A drone flying over cyclists on May 6 during the Golden State Race Series in Rancho Cordova, Calif. hit a tree, crashing into a rider’s front wheel. The cyclist was able to bike a bit further down the road, until the drone locked up the front wheel, causing the biker to fly over the handle bars.
Another biker, Kaito Clarke, who was using a Garmin Virb camera to video his race, captured the collision on camera, which he then posted to YouTube. Watch the drone collision here, which starts around the 30-second mark and replays again in slow motion:
The cyclist didn’t suffer any major injuries (just a gravel rash) and the drone pilot, who immediately came forward to admit it was his device, offered to purchase a new bike for the injured cyclist.
The drone looks to be a Phantom drone, created by Chinese drone manufacturer DJI. This isn’t the first crash from a drone made by DJI, which has what analysts say is a 70% market share of the drone market. In 2015, a Phantom drone belonging to a government employee crashed near the White House. DJI attempted to mitigate that and future situations by putting a virtual fence on its drones, building software that prevents them from flying within a 15.5m radius of downtown Washington, D.C.
As drones become more commonplace, so too could drone crashes. People bought 2.4 million hobbyist drones in the US in 2016, more than double the 1.1 million sold in 2015, according to the Consumer Technology Association.
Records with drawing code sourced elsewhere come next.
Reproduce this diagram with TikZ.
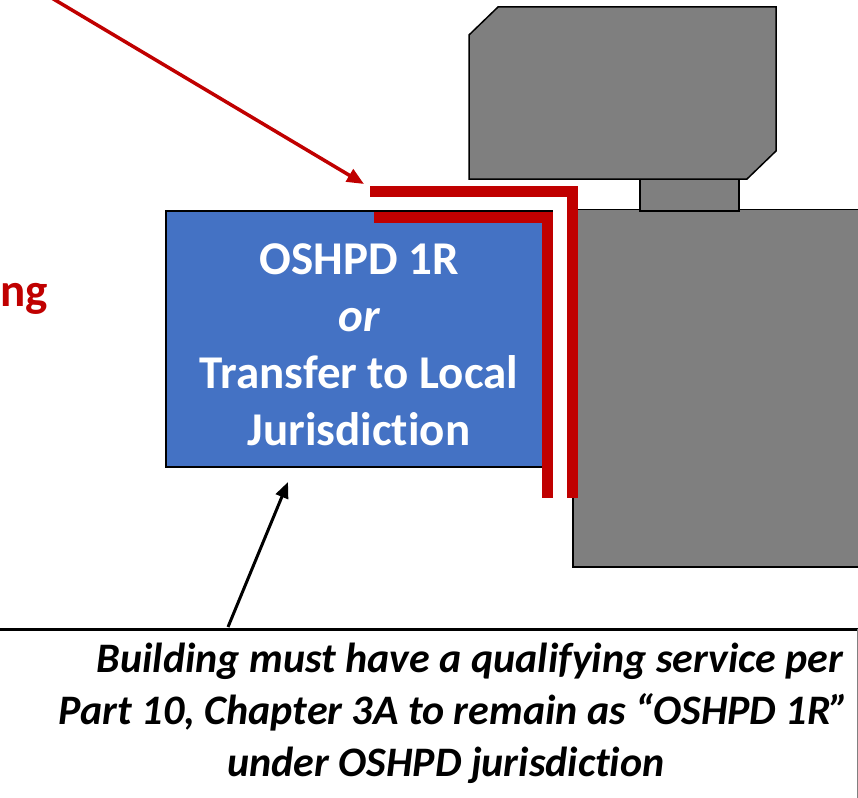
\documentclass[tikz,border=0pt]{standalone}
\usepackage{fontspec}
\setmainfont{Carlito}[Ligatures=NoCommon]
\usetikzlibrary{arrows.meta}
\definecolor{pgray}{HTML}{7F7F7F}
\definecolor{pblue}{HTML}{4472C4}
\definecolor{pred}{HTML}{C00000}
\begin{document}
\begin{tikzpicture}[x=1pt,y=-1pt,
  grayshape/.style={fill=pgray,draw=black,line width=1.5pt},
  redwire/.style={draw=pred,line width=11pt,line join=miter},
  bluetxt/.style={text=white,font=\fontsize{47}{57}\selectfont\bfseries,anchor=base,inner sep=0pt},
  notetxt/.style={text=black,font=\fontsize{42}{52}\selectfont\bfseries\itshape,anchor=base,inner sep=0pt},
  redtxt/.style={text=pred,font=\fontsize{47}{57}\selectfont\bfseries,anchor=base east,inner sep=0pt},
  redarrow/.style={draw=pred,line width=3.5pt,-{Triangle[length=17pt,width=14pt]}},
  blackarrow/.style={draw=black,line width=3pt,-{Triangle[length=16pt,width=13pt]}}]
\useasboundingbox (0,0) rectangle (858,797);
% building shapes
\draw[grayshape] (573,209.5) rectangle (875,567);
\draw[grayshape] (640,179) rectangle (739,211);
\draw[grayshape] (469,35) -- (498,7) -- (776,7) -- (776,151) -- (747,179) -- (469,179) -- cycle;
% blue box
\draw[fill=pblue,draw=black,line width=1.5pt] (166,211) rectangle (552,467);
\node[bluetxt] (l1) at (359,274) {OSHPD 1R};
\node[bluetxt] (l2) at (359,331) {\itshape or};
\node[bluetxt] (l3) at (359,388) {Transfer to Local};
\node[bluetxt] (l4) at (359,445) {Jurisdiction};
% red wires
\draw[redwire] (370,191.5) -- (572,191.5) -- (572,498);
\draw[redwire] (374,217.5) -- (547.5,217.5) -- (547.5,498);
% left partial text
\node[redtxt] (ng) at (48,306) {ng};
% note box
\draw[fill=white,draw=black,line width=3pt] (-10,629) -- (858,629);
\draw[draw=gray,line width=1pt] (857,629) -- (857,800);
\node[notetxt] (n1) at (470,672) {Building must have a qualifying service per};
\node[notetxt] (n2) at (454,724) {Part 10, Chapter 3A to remain as “OSHPD 1R”};
\node[notetxt] (n3) at (446,776) {under OSHPD jurisdiction};
% arrows
\coordinate (rstart) at (-7,-37);
\coordinate (rtip) at (364,184);
\draw[redarrow] (rstart) -- (rtip);
\coordinate (bstart) at (228,627);
\coordinate (btip) at (288,482);
\draw[blackarrow] (bstart) -- (btip);
\end{tikzpicture}
\end{document}
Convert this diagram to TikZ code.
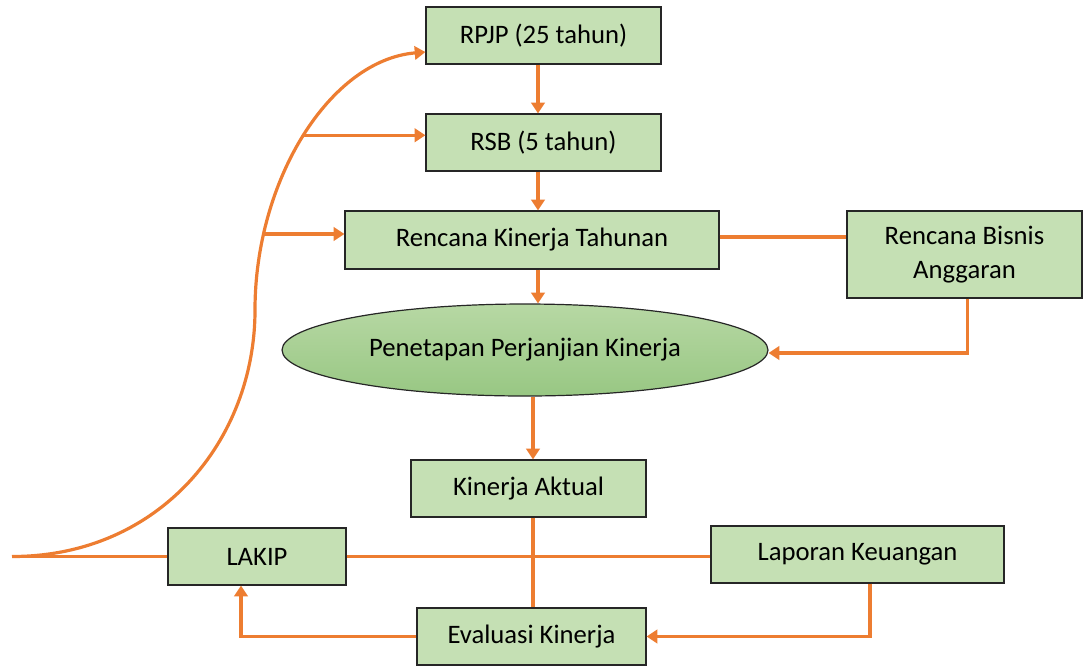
\documentclass[tikz,border=0pt]{standalone}
\usepackage{fontspec}
\setmainfont{Carlito}
\usetikzlibrary{arrows.meta,shapes.geometric}
\definecolor{flow}{HTML}{ED7D31}
\definecolor{boxfill}{HTML}{C5E0B4}
\definecolor{boxline}{HTML}{262626}
\definecolor{elltop}{HTML}{B7D8A4}
\definecolor{ellbot}{HTML}{98C783}
\tikzset{
  box/.style={rectangle, draw=boxline, line width=0.9pt, fill=boxfill,
    inner sep=0pt, font=\fontsize{20}{25}\selectfont, align=center},
  conn/.style={draw=flow, line width=2.4pt},
  arr/.style={conn, -{Triangle[length=8pt,width=10pt]}},
}
\begin{document}
\begin{tikzpicture}[x=0.75pt, y=-0.75pt]
\useasboundingbox (0,0) rectangle (1084,665);

% boxes
\node[box, minimum width=176.25pt, minimum height=42.75pt] (rpjp) at (543.5,35.5) {RPJP (25 tahun)};
\node[box, minimum width=176.25pt, minimum height=42.75pt] (rsb) at (543.5,142.5) {RSB (5 tahun)};
\node[box, minimum width=280.5pt, minimum height=43.5pt] (rkt) at (532,240) {Rencana Kinerja Tahunan};
\node[box, minimum width=176.25pt, minimum height=65.25pt] (rba) at (964.5,254.5) {Rencana Bisnis\\Anggaran};
\node[ellipse, draw=boxline, line width=0.9pt, top color=elltop, bottom color=ellbot,
  inner sep=0pt, minimum width=364.5pt, minimum height=69pt,
  font=\fontsize{20}{25}\selectfont] (ppk) at (525,350) {\raisebox{4pt}{Penetapan Perjanjian Kinerja}};
\node[box, minimum width=176.25pt, minimum height=42.75pt] (ka) at (528.5,488.5) {Kinerja Aktual};
\node[box, minimum width=133.5pt, minimum height=42.75pt] (lakip) at (257,556.5) {LAKIP};
\node[box, minimum width=219.75pt, minimum height=42.75pt] (lk) at (857.5,554.5) {Laporan Keuangan};
\node[box, minimum width=171.75pt, minimum height=42.75pt] (ek) at (531.5,636.5) {Evaluasi Kinerja};

% vertical chain
\draw[arr] ([xshift=-4.125pt]rpjp.south) -- ([xshift=-4.125pt]rsb.north);
\draw[arr] ([xshift=-4.125pt]rsb.south) -- ([xshift=-4.125pt]rsb.south |- rkt.north);
\draw[arr] ([xshift=4.5pt]rkt.south) -- ([xshift=4.5pt]rkt.south |- ppk.north);
\draw[arr] ([xshift=3.375pt]ka.north |- ppk.south) -- ([xshift=3.375pt]ka.north);
\draw[conn] ([xshift=3.375pt]ka.south) -- ([xshift=3.375pt]ka.south |- ek.north);

% side links
\draw[conn] ([yshift=2.25pt]rkt.east) -- ([yshift=2.25pt]rkt.east -| rba.west);
\draw[arr] ([xshift=2pt]rba.south) |- ([yshift=-2.25pt]ppk.east);
\draw[conn] (lakip.east) -- (lakip.east -| lk.west);
\draw[arr] ([xshift=9.4pt]lk.south) |- (ek.east);
\draw[arr] (ek.west) -| ([xshift=-12pt]lakip.south);

% feedback curve
\coordinate (start) at (12,556.5);
\draw[conn] (start) -- (lakip.west);
\draw[arr] (start) .. controls (160,556.5) and (255,440) .. (255,310)
  .. controls (255,180) and (330,60) .. ([yshift=-12.4pt]rpjp.west)
  coordinate[pos=0.2] (b1) coordinate[pos=0.5] (b2);
\draw[arr] (b1) -- (b1 -| rkt.west);
\draw[arr] (b2) -- (b2 -| rsb.west);
\end{tikzpicture}
\end{document}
The Federal Aviation Administration created new rules in 2016 that make it illegal for commercial drone operators in the US to fly drones over people not directly participating in the operation. Only two companies have waivers exempting them from those rules – FLIR FLIR, +0.97% , which makes thermal cameras used on drones, and CNN, which uses drones to get aerial footage of news events and tethers its drones to the ground for safety.
The FAA’s rules around hobby drone operators – meaning people flying drones not for profit – are significantly less strict. Hobby drone pilots are supposed to follow safety guidelines developed by groups such as the Academy of Model Aeronautics, which say you should not intentionally fly over people. But those are guidelines, not rules, meaning that the drone pilot flying over this race may not have broken any rules if they weren’t flying for commercial purposes.